UNP candidate G.M.M. Piyasiri said they were not worried about CWC and Up-Country People’s Front being with the UPFA as without either of the parties the UNP had won the 1999 PC poll single-handedly. Besides this time they are contesting with the UNP Ravindran Ganeshan, the brother Western People’s Front Leader Mano Ganeshan, who had been a sitting member of the Central Provincial Council for 16 years and a former UPFA sitting member Sathasivam Digambaran, who even served as a presidential advisor.

In Matale we met several office bearers of the 151 member Traders, Association of the Dambulla Economic Centre, which handles bulk of the country’s vegetable and fruit wholesale trade.

A certain powerful UPFA politician is accused of extorting Rs 200,000 from each of these traders to fund the party campaign, but its General Secretary I.G. Wijenanda, Treasurer A.M.G.T. Abeyratne and Committee Members P.G.S. Ariyaratne and M.A. Wimalasena said in unison that it was a preposterous charge.

They said their members belonged to all political parties and being businessmen had dealings with all parties. The person who levelled the allegation lived in the adjoining property to the Dambulla Economic Zone but didn’t even know the number of wholesale commission agents operating there.

Being commission agents, whose objective was to buy and sell as fast as possible the highly perishable items they were dealing with, were not in a position to amass mass wealth to throw such huge sums into political campaigns. Most of all their commissions are a fixed rate and cannot be adjusted as they wish as key Government sector institutions are there in person to check any abuses, they said.

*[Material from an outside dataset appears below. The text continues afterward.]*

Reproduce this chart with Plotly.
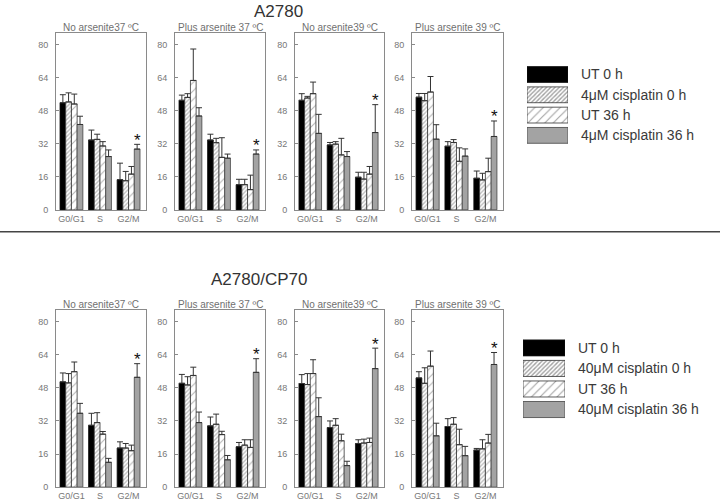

Matale District appears to be the least interested in the poll. Even on nomination day when more than a thousand vehicles of various party candidates and their supporters converged there, everything had ended peacefully with the police doing an excellent job.

But here we found people generally talking very favourably and openly of the security forces victories and handling of the war by the government in general. Even the formidable Aluwihara family seemed very much subdued in their campaign work.